Nous l’affirmons à notre tour : il est temps que l’Europe perçoive le signal envoyé le 6 mai dernier par Athènes. Il est temps d’abandonner une politique qui ruine la société et met les peuples sous tutelle afin de sauver les banques. Il est urgent de mettre un terme à la dérive suicidaire d’une construction politique et économique qui transfère le gouvernement aux experts et institue la toute-puissance des opérateurs financiers. Il faut une Europe qui soit l’œuvre de ses citoyens eux- mêmes, au service de leurs intérêts.
Cette nouvelle Europe que, comme les forces démocratiques en train d’émerger en Grèce, nous appelons de nos vœux et pour laquelle nous entendons nous battre, est celle de tous ses peuples. Dans chaque pays, ce sont deux Europes politiquement et moralement antithétiques qui s’affrontent : celle de la dépossession des êtres humains au profit des banquiers, et celle qui affirme le droit de tous à une vie digne de ce nom et s’en donne collectivement les moyens. Ce que nous voulons donc avec les électeurs, les militants et les dirigeants de SYRIZA, ce n’est pas la disparition de l’Europe mais sa refondation. C’est l’ultralibéralisme qui suscite la montée des nationalismes et de l’extrême droite. Les vrais sauveurs de l’idée européenne sont les partisans de l’ouverture et de la participation des citoyens, les défenseurs d’une Europe où la souveraineté populaire n’est pas abolie mais étendue et partagée.

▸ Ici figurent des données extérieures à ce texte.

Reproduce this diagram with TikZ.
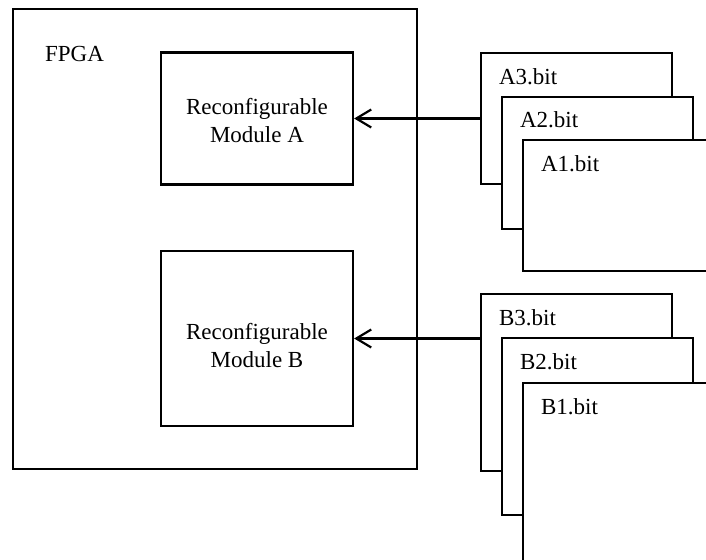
\documentclass[tikz,border=0pt]{standalone}
\usepackage{fontspec}
\setmainfont{Liberation Serif}
\usetikzlibrary{arrows.meta}
\begin{document}
\begin{tikzpicture}[x=1pt,y=-1pt,
  box/.style={draw,line width=2.2pt,fill=white,rectangle,inner sep=0pt},
  txt/.style={font=\fontsize{23}{28}\selectfont,inner sep=0pt},
  arr/.style={draw,line width=2.2pt,-{Straight Barb[length=15pt,width=18pt]}}]
\useasboundingbox (0,0) rectangle (706,559);
\clip (0,0) rectangle (706,559);
\fill[white] (0,0) rectangle (706,559);
% FPGA
\node[box,minimum width=404pt,minimum height=460pt] (fpga) at (215,239) {};
\node[txt,anchor=base west] (fpgalbl) at ([xshift=33pt,yshift=-54pt]fpga.north west) {FPGA};
% modules
\node[box,minimum width=192pt,minimum height=132pt] (modA) at (257,118.5) {};
\node[txt,align=center] (modAtxt) at ([yshift=-2pt]modA.center) {Reconfigurable\\Module A};
\node[box,minimum width=192pt,minimum height=175pt] (modB) at (257,338.5) {};
\node[txt,align=center] (modBtxt) at ([yshift=-7pt]modB.center) {Reconfigurable\\Module B};
% A bitstreams
\node[box,minimum width=191pt,minimum height=131pt] (A3) at (576.5,118.5) {};
\node[txt,anchor=base west] (A3l) at ([xshift=19pt,yshift=-33pt]A3.north west) {A3.bit};
\node[box,minimum width=191pt,minimum height=132pt] (A2) at (597.5,163) {};
\node[txt,anchor=base west] (A2l) at ([xshift=19pt,yshift=-32pt]A2.north west) {A2.bit};
\node[box,minimum width=191pt,minimum height=131pt] (A1) at (618.5,205.5) {};
\node[txt,anchor=base west] (A1l) at ([xshift=19pt,yshift=-33pt]A1.north west) {A1.bit};
% B bitstreams
\node[box,minimum width=191pt,minimum height=177pt] (B3) at (576.5,382.5) {};
\node[txt,anchor=base west] (B3l) at ([xshift=19pt,yshift=-33pt]B3.north west) {B3.bit};
\node[box,minimum width=191pt,minimum height=177pt] (B2) at (597.5,426.5) {};
\node[txt,anchor=base west] (B2l) at ([xshift=19pt,yshift=-33pt]B2.north west) {B2.bit};
\node[box,minimum width=191pt,minimum height=200pt] (B1) at (618.5,483) {};
\node[txt,anchor=base west] (B1l) at ([xshift=19pt,yshift=-33pt]B1.north west) {B1.bit};
% arrows
\draw[arr] (modA.east -| A3.west) -- (modA.east);
\draw[arr] (modB.east -| B3.west) -- (modB.east);
\end{tikzpicture}
\end{document}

Oui, à Athènes c’est bien l’avenir de la démocratie en Europe et de l’Europe elle-même qui est en jeu. Par une étonnante ironie de l’histoire, les Grecs appauvris et stigmatisés se retrouvent en première ligne de notre combat pour l’avenir commun.
Écoutons-les, soutenons-les, défendons-les !
Cet appel, signé par un collectif d’intellectuels européens, a été publié dans l’édition de Libération du 5 juin 2012.
Il fait l’objet d’une pétition ouverte à signatures.
Premiers signataires :
Etienne BALIBAR, philosophe
Vicky SKOUMBI, rédactrice en chef de la revue αληthεια (Athènes)
Michel VAKALOULIS, philosophe et sociologue
Et aussi :
Giorgio AGAMBEN, Tariq ALI, Elmar ALTVATER, Daniel ALVARO, Alain BADIOU, Jean-Christophe BAILLY, Fethi BENSLAMA, Fernanda BERNARDO, Jacques BIDET, Claude CALAME, Thomas COUTROT, Albano CORDEIRO, Yannick COURTEL, Costas DOUZINAS, Roland ERNE, Roberto ESPOSITO, Nancy FRASER, Elisabeth GAUTHIER, François GÈZE, Max GRATADOUR, Jean-Pierre KAHANE, Jean-Marc LÉVY-LEBLOND, Michael LÖWY, Philippe MANGEOT, Philippe MARLIÈRE, Ariane MNOUCHKINE, Warren MONTAG, Jean-Luc NANCY, Toni NEGRI, Bertrand OGILVIE, Ernest PIGNON-ERNEST, Mathieu POTTE-BONNEVILLE, Jacques RANCIÈRE, Judith REVEL, Rossana ROSSANDA, Bernard STIEGLER, Michel SURYA, Bruno TACKELS, André TOSEL, Gilberte TSAÏ, Eleni VARIKAS, Dimitris VERGETIS, Jérôme VIDAL, Heinz WISMANN et Frieder Otto WOLF.